There is a lot of hate in general and this hate that continues to come out in our country, it’s a driving force in what is going on. It’s certainly more prevalent in some areas than others, but for us to be having large town hall conversations as a community is encouraging, especially with us being on the dead period and not being able to reach our athletes, it’s big for our athletes to be in that and hear from the voices in our community. That’s how we’re going to start change and bring awareness to what’s going on. Often people live in a bubble and as long as their bubble isn’t affected they’re oblivious. People are now seeing that these things are going on and that they have always have been going on.
It’s time that we as a country and as a people unite and continue to voice that we’re not going to accept this and that we’re not going to accept hate. It’s my hope that the more conversations that take place, the more change we’ll see.
Jovante King is the varsity boys basketball coach at Washington Prep.
SBLive: Hello Jovante. What is your reaction to the events from the last few days?
Jovante King: Growing up in a black community, police brutality has always been at the forefront next to gang violence. We were raised not to like the police due to certain circumstances my family had to endure from the police’s wrongful brutality. Watching George Floyd’s death while he’s pleading for help laying their helplessly really bothered me.

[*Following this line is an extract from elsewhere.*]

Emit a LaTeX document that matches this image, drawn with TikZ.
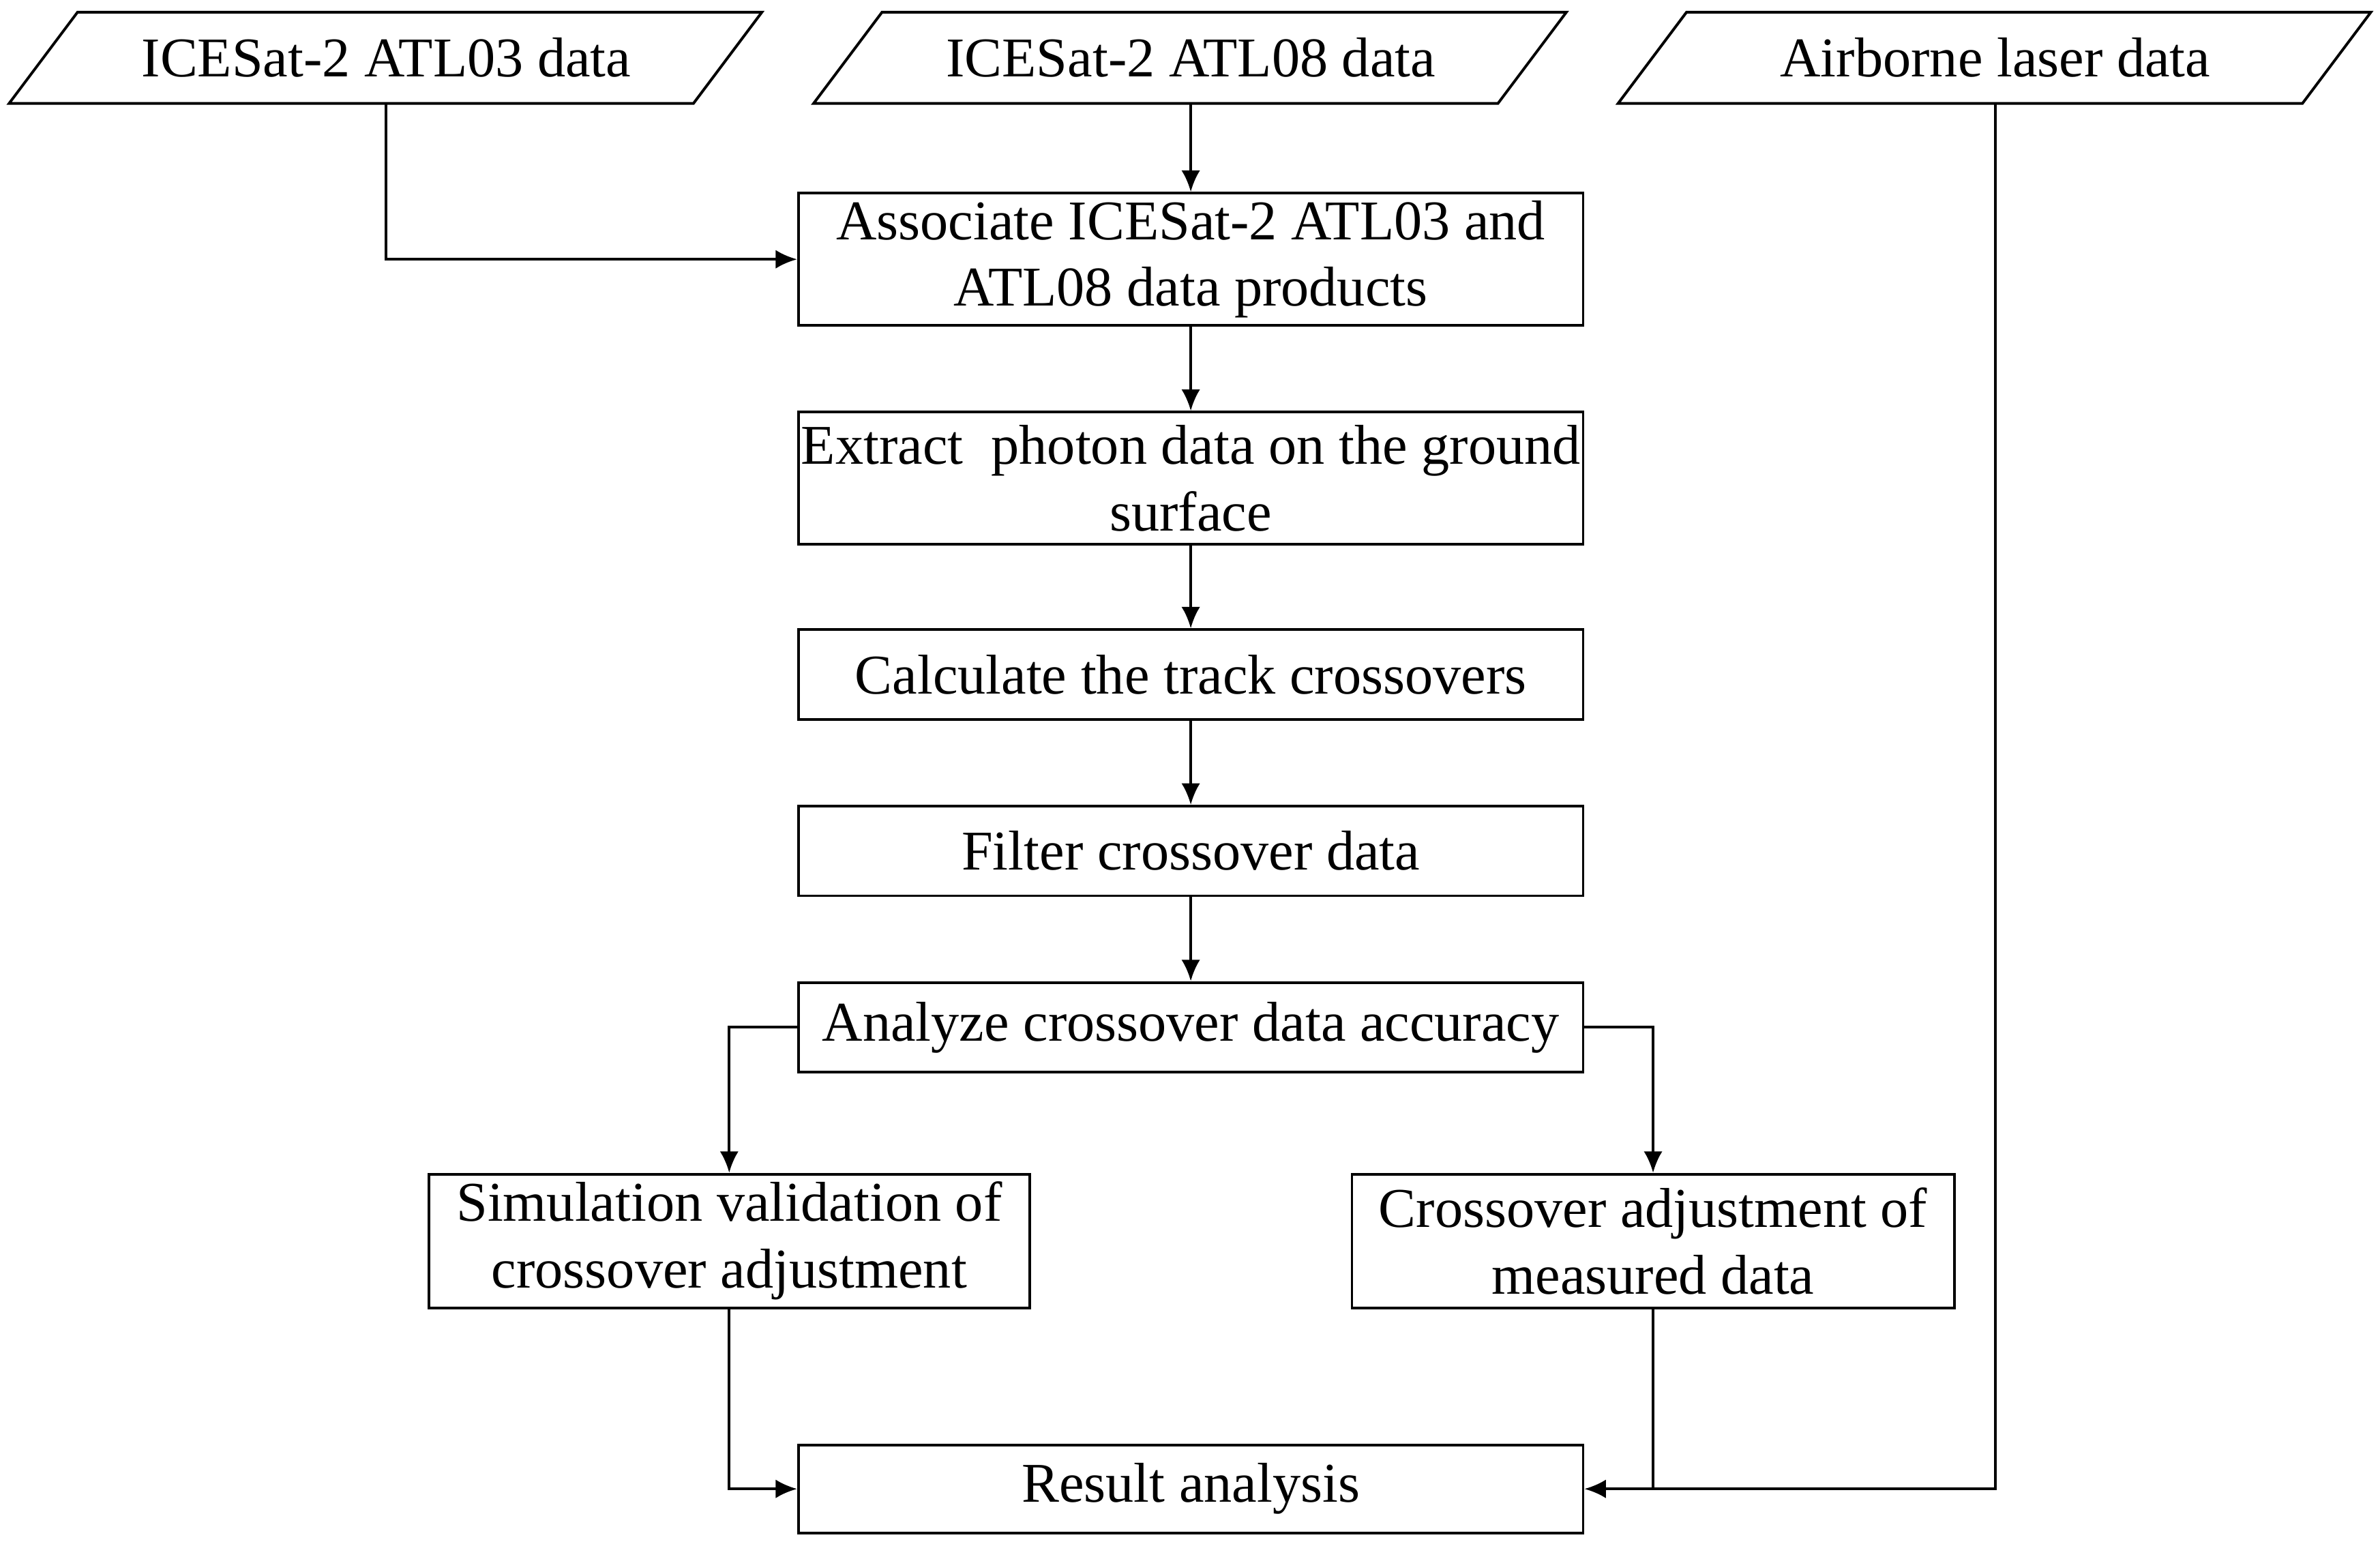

Racism is being seen firsthand now that we have cell phone cameras and social media to address these situations. Now the world gets to see that African Americans are not being treated as equals in comparison to other ethnicities. You see how the park incident happens when Ms. Cooper called the police just for being asked to put her dog on a leash by a black man. She acted as if she was threatened, but she really threatened the man’s life. What if he didn’t have a camera to record the incident and the police arrived? He easily could have been another victim of police brutality.
SBLive: What do you tell your players after something like this happens?
Jovante King: I honestly tell my players to do whatever the police ask them to do and to not engage into an altercation with them. I let them know they’re being judged by the color of their skin and nothing else.
Growing up, basketball saved my life. Everywhere I went I was dribbling a ball or at a park playing. Decades have gone by, but the brutality is still the same with the police. Luckily basketball kept me away from that. I wish the police were better trained on how to handle real life situations so that they don’t have to end in violence.
Everyone should be treated equally, not based on the color of their skin.